• _Problem to work on_
The lines from the top of the material through the line with "width=226pt,minimum height=80pt] (aud)" are to be set down exactly. Leave the pictures out.

========================

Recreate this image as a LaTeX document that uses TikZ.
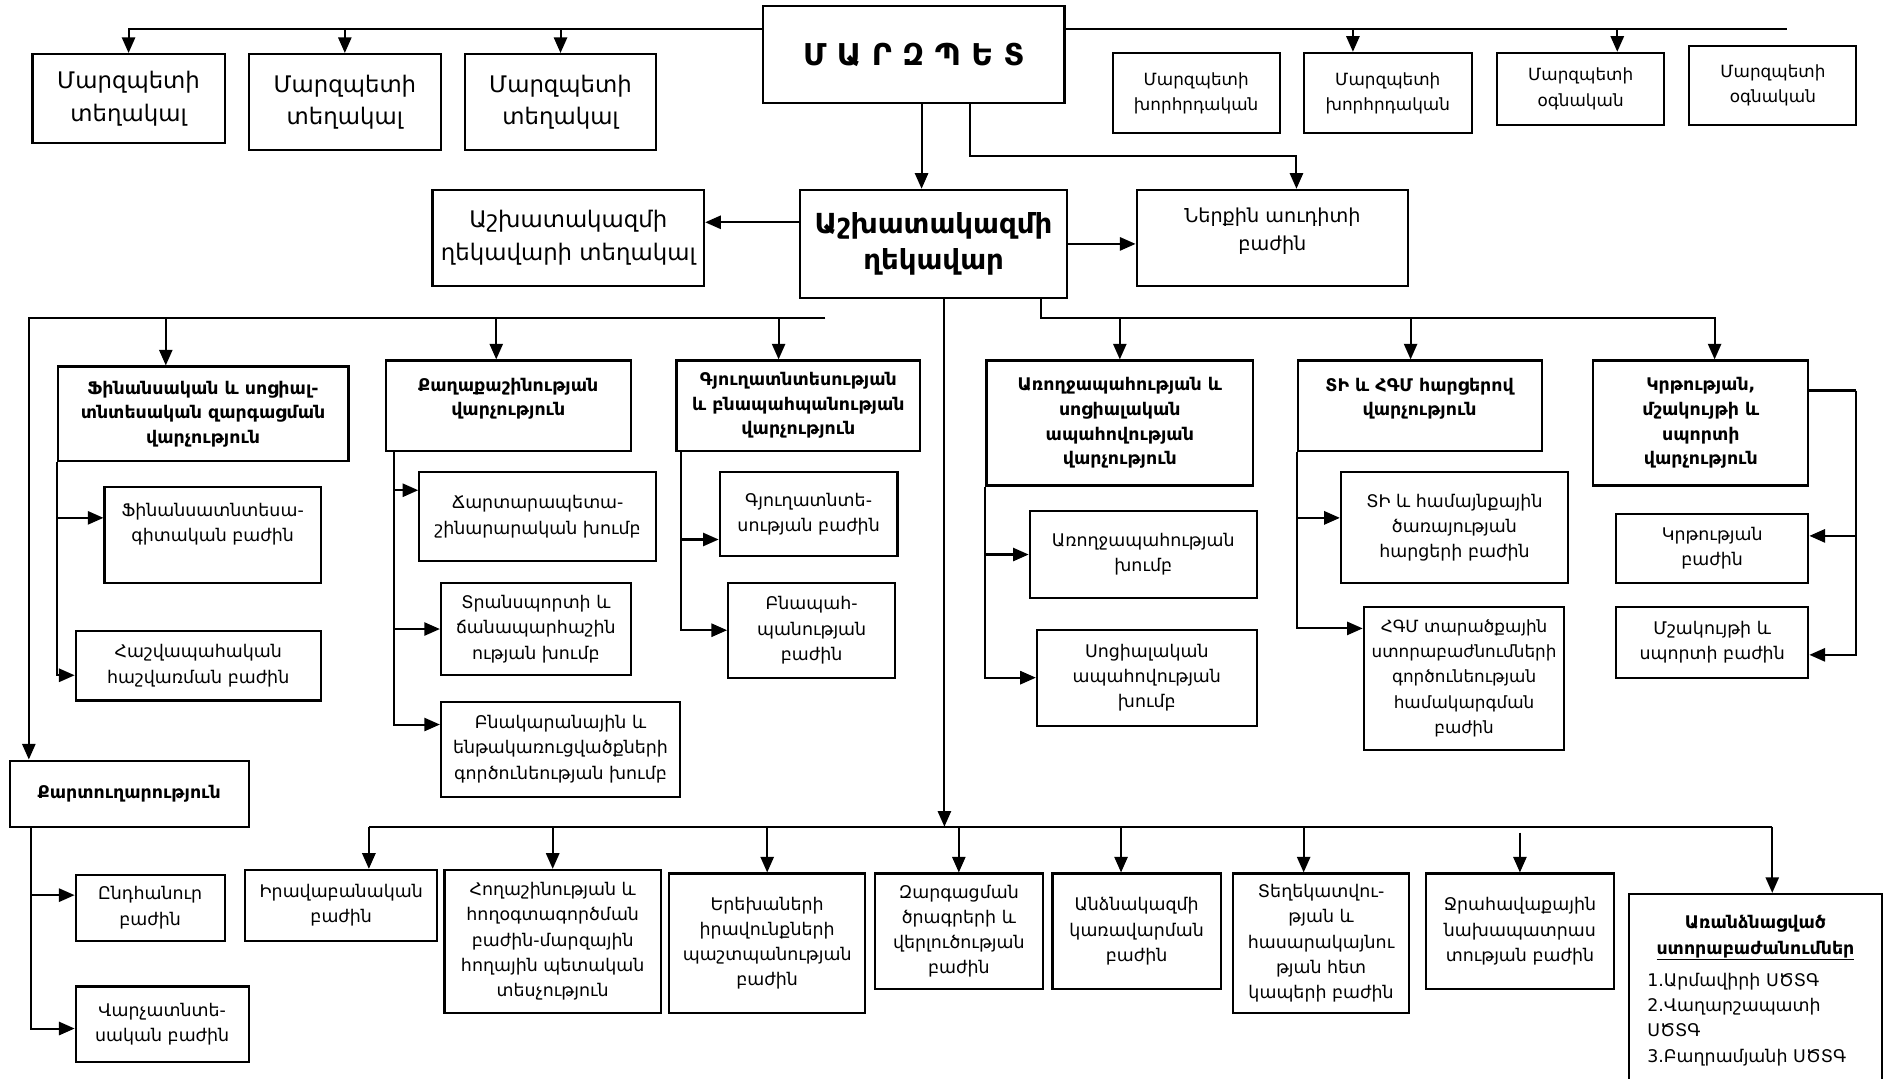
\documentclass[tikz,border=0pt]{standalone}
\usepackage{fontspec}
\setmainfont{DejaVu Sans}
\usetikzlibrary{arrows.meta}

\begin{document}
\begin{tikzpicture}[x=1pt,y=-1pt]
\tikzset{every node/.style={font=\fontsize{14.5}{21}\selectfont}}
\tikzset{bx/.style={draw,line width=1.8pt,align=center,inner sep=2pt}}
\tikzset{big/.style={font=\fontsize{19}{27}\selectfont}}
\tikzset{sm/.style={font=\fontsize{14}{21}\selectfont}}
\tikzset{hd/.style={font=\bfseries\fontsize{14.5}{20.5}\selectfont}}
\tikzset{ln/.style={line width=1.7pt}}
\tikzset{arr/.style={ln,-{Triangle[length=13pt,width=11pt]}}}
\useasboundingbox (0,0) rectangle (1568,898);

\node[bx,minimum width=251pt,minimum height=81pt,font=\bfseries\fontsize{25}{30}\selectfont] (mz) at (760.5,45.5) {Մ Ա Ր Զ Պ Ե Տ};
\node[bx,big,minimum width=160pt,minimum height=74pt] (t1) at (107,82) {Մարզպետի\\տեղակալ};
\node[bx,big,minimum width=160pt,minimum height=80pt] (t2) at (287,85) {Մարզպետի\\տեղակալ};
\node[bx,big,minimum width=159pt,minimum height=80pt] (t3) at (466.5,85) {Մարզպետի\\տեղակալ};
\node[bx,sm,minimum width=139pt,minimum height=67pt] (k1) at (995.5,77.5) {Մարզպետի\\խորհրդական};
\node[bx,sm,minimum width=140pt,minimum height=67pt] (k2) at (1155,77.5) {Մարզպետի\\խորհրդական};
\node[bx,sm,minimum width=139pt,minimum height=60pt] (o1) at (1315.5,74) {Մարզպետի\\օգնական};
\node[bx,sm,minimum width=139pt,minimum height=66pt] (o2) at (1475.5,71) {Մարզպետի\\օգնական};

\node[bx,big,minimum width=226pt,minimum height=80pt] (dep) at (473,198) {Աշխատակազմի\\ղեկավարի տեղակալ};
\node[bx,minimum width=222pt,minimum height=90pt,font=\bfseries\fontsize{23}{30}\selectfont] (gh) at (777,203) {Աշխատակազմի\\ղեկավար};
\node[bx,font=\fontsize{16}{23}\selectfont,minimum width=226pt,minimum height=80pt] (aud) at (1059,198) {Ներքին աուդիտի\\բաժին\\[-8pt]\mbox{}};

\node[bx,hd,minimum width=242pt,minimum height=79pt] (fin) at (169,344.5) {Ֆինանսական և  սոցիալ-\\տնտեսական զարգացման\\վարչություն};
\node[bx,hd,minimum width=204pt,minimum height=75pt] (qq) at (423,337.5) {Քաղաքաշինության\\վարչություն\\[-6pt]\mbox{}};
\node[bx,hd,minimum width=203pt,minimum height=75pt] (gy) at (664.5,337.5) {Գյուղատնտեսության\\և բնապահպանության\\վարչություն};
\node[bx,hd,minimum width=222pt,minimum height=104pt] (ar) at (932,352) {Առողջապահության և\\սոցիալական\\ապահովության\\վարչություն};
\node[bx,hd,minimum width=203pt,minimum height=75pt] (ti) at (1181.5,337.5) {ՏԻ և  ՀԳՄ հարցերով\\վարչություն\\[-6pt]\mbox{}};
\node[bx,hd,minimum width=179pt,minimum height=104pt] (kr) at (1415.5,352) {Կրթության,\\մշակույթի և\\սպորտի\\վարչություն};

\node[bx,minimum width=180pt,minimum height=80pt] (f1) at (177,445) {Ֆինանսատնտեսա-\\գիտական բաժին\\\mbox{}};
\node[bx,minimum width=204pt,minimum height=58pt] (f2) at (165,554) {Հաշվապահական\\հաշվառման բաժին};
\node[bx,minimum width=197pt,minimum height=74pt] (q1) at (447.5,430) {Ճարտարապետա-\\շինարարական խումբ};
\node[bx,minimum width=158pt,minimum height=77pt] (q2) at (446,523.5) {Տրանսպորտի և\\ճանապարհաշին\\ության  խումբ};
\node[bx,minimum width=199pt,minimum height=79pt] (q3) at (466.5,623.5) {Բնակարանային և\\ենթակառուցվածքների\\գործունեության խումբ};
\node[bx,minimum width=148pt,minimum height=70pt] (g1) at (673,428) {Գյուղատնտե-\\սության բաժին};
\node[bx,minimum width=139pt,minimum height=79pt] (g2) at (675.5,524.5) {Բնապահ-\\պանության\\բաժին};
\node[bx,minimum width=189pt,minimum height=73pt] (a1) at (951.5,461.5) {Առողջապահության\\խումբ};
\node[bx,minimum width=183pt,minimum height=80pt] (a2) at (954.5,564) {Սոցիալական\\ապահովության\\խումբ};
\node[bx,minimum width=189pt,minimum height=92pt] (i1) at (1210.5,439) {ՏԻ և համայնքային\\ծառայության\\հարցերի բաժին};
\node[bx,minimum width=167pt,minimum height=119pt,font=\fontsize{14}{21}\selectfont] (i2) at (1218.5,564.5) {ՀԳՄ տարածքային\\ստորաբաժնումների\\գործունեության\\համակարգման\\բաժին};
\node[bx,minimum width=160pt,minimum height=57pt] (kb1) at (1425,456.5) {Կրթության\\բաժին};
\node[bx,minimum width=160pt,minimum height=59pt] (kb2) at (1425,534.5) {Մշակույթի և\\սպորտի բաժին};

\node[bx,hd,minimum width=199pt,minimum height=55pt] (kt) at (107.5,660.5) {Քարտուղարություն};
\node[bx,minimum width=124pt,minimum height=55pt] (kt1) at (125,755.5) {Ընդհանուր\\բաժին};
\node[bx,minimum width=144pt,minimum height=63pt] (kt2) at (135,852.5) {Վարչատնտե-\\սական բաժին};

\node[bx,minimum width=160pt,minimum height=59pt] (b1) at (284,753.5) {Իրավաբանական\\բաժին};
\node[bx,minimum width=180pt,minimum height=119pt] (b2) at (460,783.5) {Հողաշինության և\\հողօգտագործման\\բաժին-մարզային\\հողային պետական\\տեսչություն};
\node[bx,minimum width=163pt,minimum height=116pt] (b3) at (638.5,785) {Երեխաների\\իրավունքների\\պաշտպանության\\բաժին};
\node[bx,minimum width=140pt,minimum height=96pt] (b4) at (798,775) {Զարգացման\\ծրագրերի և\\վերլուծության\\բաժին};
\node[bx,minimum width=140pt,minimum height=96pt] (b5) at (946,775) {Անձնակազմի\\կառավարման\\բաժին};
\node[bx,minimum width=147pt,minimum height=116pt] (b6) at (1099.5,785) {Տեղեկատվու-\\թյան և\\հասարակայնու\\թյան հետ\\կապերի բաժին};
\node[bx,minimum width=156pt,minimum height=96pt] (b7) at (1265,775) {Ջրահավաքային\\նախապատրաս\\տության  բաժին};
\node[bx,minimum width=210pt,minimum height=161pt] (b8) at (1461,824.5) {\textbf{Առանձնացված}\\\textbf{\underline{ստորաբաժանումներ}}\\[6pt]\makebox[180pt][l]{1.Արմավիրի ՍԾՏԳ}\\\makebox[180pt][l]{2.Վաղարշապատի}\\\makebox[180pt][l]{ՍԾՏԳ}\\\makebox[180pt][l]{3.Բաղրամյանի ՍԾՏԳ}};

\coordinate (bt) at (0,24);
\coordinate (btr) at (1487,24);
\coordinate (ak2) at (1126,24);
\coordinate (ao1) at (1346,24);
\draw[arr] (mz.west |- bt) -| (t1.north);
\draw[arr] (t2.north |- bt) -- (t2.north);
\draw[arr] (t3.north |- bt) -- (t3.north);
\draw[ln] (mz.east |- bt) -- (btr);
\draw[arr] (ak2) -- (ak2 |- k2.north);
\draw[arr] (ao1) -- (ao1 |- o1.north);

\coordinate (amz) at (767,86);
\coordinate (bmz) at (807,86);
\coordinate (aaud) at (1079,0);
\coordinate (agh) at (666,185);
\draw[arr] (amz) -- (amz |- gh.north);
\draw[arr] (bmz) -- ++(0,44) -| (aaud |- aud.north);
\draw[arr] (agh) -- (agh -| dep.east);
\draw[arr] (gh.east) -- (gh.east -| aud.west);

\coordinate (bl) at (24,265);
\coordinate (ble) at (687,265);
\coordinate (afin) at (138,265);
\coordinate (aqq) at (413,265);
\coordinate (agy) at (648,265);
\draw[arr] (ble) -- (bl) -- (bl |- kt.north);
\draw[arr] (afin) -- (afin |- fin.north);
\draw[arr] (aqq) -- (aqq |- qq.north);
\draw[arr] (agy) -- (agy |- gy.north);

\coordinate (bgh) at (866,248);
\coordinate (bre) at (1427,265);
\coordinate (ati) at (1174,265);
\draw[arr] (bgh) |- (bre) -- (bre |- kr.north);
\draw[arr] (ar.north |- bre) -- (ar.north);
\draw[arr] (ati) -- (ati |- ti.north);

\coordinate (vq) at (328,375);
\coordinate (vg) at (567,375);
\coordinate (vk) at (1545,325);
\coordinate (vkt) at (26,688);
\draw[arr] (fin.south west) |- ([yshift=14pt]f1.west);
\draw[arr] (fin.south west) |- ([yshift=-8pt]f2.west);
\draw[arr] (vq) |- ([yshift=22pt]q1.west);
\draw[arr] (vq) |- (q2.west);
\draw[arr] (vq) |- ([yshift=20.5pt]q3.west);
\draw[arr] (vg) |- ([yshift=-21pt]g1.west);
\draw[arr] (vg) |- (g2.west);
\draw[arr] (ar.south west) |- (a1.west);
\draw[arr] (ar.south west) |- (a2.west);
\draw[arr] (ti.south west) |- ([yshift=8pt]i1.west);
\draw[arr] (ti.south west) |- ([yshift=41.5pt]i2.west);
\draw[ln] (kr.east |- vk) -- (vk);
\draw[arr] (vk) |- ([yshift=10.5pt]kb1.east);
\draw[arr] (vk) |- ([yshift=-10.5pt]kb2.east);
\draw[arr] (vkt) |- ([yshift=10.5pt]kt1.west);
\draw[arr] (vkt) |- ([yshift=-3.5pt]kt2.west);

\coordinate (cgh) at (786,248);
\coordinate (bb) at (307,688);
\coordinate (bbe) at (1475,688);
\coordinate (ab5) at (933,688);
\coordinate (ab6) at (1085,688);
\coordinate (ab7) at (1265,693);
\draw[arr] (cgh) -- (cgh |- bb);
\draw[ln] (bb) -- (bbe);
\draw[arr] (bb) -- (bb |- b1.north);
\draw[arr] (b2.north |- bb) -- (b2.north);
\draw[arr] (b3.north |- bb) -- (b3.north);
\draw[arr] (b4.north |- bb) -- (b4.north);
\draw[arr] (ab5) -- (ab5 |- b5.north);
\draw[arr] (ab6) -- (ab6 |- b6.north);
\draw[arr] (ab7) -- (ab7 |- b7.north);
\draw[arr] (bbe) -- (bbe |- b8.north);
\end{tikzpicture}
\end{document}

========================

• _Result of this task_
Recreate this image as a LaTeX document that uses TikZ.
\documentclass[tikz,border=0pt]{standalone}
\usepackage{fontspec}
\setmainfont{DejaVu Sans}
\usetikzlibrary{arrows.meta}

\begin{document}
\begin{tikzpicture}[x=1pt,y=-1pt]
\tikzset{every node/.style={font=\fontsize{14.5}{21}\selectfont}}
\tikzset{bx/.style={draw,line width=1.8pt,align=center,inner sep=2pt}}
\tikzset{big/.style={font=\fontsize{19}{27}\selectfont}}
\tikzset{sm/.style={font=\fontsize{14}{21}\selectfont}}
\tikzset{hd/.style={font=\bfseries\fontsize{14.5}{20.5}\selectfont}}
\tikzset{ln/.style={line width=1.7pt}}
\tikzset{arr/.style={ln,-{Triangle[length=13pt,width=11pt]}}}
\useasboundingbox (0,0) rectangle (1568,898);

\node[bx,minimum width=251pt,minimum height=81pt,font=\bfseries\fontsize{25}{30}\selectfont] (mz) at (760.5,45.5) {Մ Ա Ր Զ Պ Ե Տ};
\node[bx,big,minimum width=160pt,minimum height=74pt] (t1) at (107,82) {Մարզպետի\\տեղակալ};
\node[bx,big,minimum width=160pt,minimum height=80pt] (t2) at (287,85) {Մարզպետի\\տեղակալ};
\node[bx,big,minimum width=159pt,minimum height=80pt] (t3) at (466.5,85) {Մարզպետի\\տեղակալ};
\node[bx,sm,minimum width=139pt,minimum height=67pt] (k1) at (995.5,77.5) {Մարզպետի\\խորհրդական};
\node[bx,sm,minimum width=140pt,minimum height=67pt] (k2) at (1155,77.5) {Մարզպետի\\խորհրդական};
\node[bx,sm,minimum width=139pt,minimum height=60pt] (o1) at (1315.5,74) {Մարզպետի\\օգնական};
\node[bx,sm,minimum width=139pt,minimum height=66pt] (o2) at (1475.5,71) {Մարզպետի\\օգնական};

\node[bx,big,minimum width=226pt,minimum height=80pt] (dep) at (473,198) {Աշխատակազմի\\ղեկավարի տեղակալ};
\node[bx,minimum width=222pt,minimum height=90pt,font=\bfseries\fontsize{23}{30}\selectfont] (gh) at (777,203) {Աշխատակազմի\\ղեկավար};
\node[bx,font=\fontsize{16}{23}\selectfont,minimum width=226pt,minimum height=80pt] (aud) at (1059,198) {Ներքին աուդիտի\\բաժին\\[-8pt]\mbox{}};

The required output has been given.